___ Given information

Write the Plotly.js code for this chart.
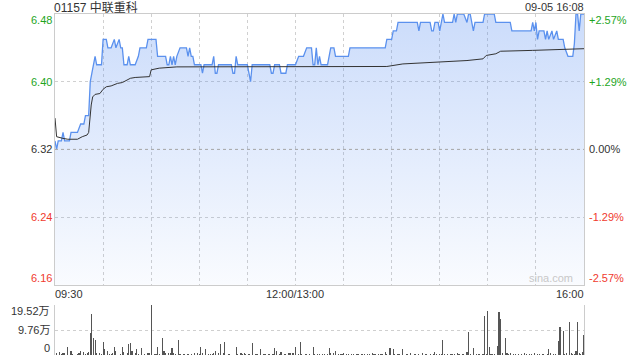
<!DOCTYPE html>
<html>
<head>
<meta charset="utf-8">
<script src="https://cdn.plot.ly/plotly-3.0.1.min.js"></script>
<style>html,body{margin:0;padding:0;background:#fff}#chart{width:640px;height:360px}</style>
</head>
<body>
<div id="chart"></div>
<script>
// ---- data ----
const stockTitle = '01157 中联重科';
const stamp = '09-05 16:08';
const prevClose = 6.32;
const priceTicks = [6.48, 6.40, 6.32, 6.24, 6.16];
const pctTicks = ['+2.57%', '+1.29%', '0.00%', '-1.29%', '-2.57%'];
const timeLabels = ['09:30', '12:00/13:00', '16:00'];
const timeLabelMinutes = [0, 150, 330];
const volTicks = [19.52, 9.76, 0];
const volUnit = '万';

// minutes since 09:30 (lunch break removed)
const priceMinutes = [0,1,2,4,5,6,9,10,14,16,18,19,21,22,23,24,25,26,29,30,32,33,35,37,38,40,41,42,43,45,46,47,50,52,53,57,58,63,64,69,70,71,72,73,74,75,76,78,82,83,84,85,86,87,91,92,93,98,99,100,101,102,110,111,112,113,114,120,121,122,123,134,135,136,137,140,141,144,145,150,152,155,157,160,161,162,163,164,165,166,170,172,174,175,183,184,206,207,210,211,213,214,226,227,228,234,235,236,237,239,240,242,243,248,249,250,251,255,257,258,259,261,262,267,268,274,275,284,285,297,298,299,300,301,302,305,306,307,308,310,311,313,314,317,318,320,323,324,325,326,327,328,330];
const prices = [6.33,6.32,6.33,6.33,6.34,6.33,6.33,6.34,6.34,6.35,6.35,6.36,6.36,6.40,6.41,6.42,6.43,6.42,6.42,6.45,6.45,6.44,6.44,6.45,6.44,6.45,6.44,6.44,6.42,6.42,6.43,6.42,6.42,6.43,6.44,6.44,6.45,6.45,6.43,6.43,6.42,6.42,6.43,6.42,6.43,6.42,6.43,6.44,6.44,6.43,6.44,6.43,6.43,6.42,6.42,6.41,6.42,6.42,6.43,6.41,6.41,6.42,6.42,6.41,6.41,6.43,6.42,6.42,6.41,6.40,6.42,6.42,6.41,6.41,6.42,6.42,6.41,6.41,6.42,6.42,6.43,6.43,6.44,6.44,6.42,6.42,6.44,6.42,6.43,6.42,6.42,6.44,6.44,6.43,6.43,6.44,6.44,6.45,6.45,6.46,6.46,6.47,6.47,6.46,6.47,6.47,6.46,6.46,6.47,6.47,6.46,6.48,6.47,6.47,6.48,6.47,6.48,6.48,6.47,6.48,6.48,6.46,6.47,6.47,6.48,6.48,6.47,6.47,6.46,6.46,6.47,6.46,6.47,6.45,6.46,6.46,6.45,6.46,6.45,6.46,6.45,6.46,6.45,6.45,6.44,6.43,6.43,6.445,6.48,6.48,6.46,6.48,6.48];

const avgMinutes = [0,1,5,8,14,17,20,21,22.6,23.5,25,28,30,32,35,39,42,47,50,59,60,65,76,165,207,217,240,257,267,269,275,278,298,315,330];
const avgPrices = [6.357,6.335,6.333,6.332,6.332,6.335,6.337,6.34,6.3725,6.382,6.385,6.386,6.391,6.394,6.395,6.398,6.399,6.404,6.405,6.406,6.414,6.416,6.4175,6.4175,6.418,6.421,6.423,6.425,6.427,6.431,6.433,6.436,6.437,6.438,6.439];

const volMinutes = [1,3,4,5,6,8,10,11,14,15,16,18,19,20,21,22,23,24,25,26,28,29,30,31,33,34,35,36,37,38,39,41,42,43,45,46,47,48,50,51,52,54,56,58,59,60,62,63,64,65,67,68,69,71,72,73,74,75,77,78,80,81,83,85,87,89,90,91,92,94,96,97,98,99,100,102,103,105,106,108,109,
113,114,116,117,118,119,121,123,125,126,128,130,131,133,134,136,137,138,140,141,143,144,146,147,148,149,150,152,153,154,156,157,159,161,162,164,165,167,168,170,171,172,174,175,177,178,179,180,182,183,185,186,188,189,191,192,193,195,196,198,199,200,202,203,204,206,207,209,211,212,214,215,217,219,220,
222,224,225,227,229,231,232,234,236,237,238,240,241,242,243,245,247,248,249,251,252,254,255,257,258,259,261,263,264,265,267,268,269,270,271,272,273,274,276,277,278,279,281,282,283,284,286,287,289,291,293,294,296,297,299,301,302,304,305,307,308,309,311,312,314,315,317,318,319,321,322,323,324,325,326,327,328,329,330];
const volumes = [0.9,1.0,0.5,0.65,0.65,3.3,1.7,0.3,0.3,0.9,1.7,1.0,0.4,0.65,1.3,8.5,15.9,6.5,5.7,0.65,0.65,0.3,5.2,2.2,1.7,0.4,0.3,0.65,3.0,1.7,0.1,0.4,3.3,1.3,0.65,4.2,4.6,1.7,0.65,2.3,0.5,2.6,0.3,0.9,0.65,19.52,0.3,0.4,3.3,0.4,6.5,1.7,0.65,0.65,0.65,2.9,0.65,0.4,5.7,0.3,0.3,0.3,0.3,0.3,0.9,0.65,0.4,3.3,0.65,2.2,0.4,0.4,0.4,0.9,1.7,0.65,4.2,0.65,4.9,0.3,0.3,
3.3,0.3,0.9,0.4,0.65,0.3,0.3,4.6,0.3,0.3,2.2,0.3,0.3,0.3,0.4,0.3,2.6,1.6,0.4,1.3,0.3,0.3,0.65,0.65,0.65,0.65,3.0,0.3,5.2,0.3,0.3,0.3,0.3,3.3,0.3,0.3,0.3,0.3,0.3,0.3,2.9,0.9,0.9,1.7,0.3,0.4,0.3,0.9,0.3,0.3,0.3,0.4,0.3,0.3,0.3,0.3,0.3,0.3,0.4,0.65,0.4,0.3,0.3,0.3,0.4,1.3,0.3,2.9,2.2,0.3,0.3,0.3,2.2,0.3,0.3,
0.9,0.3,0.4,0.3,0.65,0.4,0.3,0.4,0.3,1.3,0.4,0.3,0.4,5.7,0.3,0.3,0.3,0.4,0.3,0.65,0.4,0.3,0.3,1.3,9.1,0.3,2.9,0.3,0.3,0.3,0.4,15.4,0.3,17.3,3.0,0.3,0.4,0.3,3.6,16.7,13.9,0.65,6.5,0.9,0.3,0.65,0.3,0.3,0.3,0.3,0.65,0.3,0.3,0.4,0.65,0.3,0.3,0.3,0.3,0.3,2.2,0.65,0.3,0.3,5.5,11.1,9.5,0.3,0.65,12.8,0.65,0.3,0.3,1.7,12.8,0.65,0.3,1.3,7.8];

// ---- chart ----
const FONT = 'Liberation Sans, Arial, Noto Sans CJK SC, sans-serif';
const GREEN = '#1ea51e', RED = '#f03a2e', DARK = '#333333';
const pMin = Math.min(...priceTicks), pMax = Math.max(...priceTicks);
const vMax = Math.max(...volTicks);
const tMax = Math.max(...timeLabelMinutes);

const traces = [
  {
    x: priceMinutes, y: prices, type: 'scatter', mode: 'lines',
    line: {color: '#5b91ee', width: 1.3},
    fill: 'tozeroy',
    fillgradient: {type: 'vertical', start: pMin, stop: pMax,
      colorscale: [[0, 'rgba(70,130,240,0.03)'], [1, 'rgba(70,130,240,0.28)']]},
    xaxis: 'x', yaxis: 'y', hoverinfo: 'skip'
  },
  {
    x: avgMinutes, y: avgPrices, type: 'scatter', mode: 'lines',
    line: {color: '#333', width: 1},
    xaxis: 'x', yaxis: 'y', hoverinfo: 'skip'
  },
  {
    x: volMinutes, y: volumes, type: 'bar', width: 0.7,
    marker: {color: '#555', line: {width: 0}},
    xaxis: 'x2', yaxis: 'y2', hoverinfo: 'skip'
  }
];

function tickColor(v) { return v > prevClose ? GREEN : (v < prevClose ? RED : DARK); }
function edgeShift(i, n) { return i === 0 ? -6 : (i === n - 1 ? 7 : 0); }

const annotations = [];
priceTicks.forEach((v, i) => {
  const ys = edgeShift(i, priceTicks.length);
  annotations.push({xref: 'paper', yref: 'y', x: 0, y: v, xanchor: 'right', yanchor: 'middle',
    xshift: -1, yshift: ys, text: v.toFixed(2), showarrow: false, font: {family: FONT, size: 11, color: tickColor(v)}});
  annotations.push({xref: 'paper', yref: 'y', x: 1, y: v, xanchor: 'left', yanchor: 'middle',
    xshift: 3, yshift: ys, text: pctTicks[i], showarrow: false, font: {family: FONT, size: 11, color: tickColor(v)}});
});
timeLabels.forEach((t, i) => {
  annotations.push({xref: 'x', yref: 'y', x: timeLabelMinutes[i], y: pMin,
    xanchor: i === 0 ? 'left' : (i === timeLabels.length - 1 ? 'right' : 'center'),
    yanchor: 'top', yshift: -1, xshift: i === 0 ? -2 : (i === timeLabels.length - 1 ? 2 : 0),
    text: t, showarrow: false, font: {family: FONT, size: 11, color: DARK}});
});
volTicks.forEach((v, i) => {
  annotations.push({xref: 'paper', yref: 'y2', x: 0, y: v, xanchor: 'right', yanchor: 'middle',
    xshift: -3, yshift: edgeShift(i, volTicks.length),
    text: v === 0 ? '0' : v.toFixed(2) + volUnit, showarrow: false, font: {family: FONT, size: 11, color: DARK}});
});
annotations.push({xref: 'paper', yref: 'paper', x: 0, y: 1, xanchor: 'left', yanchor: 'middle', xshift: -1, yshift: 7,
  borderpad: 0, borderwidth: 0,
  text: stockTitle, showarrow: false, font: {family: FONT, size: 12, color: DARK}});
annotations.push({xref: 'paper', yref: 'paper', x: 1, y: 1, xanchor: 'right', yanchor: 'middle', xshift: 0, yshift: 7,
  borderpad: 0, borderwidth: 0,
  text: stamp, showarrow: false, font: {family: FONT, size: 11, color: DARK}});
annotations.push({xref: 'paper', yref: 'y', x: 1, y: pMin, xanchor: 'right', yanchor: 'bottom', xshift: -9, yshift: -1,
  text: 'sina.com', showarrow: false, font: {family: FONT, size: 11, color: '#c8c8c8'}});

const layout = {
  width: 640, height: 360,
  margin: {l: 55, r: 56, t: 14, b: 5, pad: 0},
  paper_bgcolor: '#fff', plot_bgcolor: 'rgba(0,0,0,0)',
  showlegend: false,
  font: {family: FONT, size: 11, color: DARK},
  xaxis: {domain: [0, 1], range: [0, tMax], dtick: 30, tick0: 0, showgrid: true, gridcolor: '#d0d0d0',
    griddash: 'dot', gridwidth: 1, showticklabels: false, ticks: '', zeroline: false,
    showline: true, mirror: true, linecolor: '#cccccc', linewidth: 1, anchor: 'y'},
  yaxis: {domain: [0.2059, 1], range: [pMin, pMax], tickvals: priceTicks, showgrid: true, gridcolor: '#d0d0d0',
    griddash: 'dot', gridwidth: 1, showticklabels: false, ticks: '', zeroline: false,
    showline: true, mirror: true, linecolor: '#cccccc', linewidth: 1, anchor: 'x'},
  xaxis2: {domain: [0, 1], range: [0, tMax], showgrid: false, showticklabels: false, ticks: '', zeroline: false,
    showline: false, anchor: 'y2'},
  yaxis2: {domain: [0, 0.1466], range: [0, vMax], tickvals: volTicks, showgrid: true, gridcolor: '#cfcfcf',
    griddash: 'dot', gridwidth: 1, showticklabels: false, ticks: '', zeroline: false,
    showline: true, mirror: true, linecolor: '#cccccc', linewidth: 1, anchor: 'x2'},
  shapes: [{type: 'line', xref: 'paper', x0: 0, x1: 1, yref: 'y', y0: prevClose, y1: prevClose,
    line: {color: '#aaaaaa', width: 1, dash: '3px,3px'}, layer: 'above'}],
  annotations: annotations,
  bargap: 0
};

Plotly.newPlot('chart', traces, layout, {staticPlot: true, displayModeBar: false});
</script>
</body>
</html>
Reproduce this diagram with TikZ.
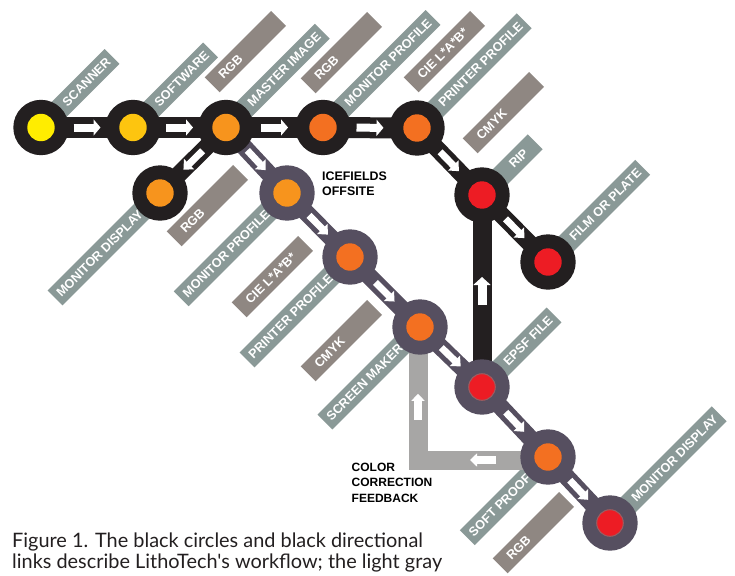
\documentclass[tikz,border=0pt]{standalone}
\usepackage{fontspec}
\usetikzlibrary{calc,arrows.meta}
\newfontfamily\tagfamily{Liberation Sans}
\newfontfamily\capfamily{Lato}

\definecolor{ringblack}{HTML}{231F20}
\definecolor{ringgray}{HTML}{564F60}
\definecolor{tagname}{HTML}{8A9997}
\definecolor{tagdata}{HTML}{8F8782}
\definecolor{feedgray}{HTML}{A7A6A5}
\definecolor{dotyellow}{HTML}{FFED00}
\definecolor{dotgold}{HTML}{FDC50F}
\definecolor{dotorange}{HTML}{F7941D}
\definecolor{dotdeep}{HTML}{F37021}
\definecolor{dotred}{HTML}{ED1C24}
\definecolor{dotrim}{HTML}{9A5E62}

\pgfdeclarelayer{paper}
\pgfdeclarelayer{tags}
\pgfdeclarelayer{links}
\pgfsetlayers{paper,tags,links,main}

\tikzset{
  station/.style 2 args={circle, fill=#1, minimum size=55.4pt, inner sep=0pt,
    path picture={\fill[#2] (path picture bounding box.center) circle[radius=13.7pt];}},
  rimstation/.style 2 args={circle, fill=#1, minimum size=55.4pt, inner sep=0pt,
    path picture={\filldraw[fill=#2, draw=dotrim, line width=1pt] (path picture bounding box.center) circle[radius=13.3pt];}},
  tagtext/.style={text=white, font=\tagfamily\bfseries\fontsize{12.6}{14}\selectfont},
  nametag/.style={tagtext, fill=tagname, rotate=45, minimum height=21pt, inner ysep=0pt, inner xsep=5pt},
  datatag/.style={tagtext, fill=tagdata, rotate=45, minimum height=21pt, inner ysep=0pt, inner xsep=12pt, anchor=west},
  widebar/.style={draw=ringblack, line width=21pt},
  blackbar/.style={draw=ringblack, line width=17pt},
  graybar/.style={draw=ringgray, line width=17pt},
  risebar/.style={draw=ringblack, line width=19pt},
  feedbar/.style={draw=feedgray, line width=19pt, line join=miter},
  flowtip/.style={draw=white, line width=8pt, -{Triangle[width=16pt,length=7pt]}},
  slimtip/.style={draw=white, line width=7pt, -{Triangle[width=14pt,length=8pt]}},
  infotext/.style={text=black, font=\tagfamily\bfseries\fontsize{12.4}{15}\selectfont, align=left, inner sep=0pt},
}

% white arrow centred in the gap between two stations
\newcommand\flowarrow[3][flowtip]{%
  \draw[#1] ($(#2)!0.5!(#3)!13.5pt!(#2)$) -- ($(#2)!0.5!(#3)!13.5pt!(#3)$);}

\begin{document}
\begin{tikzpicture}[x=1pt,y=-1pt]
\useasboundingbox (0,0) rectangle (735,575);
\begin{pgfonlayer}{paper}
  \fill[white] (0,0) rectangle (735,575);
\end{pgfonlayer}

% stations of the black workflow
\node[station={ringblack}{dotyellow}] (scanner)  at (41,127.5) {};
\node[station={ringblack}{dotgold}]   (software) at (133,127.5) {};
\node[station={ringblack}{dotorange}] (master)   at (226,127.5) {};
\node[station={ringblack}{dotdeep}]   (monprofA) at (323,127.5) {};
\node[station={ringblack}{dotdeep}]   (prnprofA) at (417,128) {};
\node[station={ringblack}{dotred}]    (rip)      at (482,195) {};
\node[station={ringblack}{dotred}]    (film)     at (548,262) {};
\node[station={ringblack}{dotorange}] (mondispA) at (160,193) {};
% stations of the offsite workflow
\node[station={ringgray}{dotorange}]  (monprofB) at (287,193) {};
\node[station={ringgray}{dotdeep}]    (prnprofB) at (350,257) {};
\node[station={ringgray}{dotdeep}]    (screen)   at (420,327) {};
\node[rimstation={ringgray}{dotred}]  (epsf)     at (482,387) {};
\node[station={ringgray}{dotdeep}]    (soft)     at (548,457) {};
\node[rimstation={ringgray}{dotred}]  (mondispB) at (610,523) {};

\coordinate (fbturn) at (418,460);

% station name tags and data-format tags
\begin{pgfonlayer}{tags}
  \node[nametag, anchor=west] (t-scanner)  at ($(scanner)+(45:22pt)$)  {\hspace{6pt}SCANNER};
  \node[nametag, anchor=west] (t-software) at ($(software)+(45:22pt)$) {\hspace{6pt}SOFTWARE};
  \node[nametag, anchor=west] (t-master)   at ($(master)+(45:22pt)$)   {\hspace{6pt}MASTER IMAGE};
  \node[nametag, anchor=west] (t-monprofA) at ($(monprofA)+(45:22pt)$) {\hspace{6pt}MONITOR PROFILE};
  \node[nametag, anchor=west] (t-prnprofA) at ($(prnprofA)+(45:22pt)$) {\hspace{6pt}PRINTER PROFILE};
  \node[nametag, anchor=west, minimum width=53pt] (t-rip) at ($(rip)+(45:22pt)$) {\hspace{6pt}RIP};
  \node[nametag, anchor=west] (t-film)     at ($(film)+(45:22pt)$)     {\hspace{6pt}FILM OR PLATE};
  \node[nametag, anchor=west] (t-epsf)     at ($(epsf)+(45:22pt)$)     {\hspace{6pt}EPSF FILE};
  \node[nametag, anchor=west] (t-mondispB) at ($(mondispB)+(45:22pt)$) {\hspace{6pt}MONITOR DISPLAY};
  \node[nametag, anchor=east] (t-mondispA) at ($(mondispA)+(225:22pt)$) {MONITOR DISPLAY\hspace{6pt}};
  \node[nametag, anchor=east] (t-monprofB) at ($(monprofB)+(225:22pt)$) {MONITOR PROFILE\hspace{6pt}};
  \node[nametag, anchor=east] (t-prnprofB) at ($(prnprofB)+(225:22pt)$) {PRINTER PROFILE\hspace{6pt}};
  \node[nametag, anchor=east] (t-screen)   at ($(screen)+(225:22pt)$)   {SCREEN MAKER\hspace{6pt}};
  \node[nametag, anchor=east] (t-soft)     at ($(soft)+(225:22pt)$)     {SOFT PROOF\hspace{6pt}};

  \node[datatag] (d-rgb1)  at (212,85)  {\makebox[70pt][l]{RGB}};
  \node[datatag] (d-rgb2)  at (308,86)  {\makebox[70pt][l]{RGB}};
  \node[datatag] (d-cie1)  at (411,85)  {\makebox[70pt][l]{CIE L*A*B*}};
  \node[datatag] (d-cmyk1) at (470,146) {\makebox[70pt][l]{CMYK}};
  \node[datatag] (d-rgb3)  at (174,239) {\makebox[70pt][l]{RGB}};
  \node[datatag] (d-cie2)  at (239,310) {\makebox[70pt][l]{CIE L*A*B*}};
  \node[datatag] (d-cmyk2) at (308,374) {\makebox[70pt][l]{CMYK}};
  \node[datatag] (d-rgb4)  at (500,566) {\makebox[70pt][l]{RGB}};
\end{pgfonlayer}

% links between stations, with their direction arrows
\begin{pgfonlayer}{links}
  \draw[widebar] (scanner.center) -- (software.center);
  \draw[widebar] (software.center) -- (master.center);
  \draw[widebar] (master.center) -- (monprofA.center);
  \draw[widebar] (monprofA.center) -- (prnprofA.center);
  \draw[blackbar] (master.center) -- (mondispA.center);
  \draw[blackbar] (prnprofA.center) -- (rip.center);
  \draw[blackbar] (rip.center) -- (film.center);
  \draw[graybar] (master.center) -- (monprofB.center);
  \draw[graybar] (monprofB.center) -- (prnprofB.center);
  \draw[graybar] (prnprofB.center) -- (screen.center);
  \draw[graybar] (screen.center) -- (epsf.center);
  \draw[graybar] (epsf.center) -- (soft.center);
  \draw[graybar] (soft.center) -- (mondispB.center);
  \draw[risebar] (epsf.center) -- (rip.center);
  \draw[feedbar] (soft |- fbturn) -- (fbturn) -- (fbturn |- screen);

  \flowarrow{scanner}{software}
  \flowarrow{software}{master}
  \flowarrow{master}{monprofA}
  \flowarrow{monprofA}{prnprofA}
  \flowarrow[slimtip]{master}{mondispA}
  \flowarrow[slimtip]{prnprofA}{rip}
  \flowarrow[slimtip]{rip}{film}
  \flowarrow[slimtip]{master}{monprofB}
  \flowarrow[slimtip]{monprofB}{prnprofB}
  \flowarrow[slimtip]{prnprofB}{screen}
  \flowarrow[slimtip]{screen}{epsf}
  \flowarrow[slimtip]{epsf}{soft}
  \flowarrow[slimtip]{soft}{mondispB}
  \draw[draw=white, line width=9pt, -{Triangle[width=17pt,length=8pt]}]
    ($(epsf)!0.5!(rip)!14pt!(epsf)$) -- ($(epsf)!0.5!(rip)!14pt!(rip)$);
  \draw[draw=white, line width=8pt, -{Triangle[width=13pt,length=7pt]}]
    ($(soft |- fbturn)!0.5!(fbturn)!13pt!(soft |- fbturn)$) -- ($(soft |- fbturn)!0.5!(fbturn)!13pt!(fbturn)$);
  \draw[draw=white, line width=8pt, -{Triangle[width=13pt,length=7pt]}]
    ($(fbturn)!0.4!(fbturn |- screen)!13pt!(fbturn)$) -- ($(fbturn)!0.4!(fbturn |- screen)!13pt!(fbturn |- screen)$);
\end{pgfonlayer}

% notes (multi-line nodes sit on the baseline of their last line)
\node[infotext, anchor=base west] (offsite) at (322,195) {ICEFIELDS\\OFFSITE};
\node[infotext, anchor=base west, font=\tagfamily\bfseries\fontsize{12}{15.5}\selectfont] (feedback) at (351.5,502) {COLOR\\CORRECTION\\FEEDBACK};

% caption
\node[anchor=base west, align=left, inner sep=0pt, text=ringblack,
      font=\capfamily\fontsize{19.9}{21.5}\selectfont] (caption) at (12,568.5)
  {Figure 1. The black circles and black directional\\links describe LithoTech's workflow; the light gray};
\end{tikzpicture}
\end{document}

______

§ **Written request**
Give solely the number of lines in the data that contain the string "this".

§ **Correct answer**
2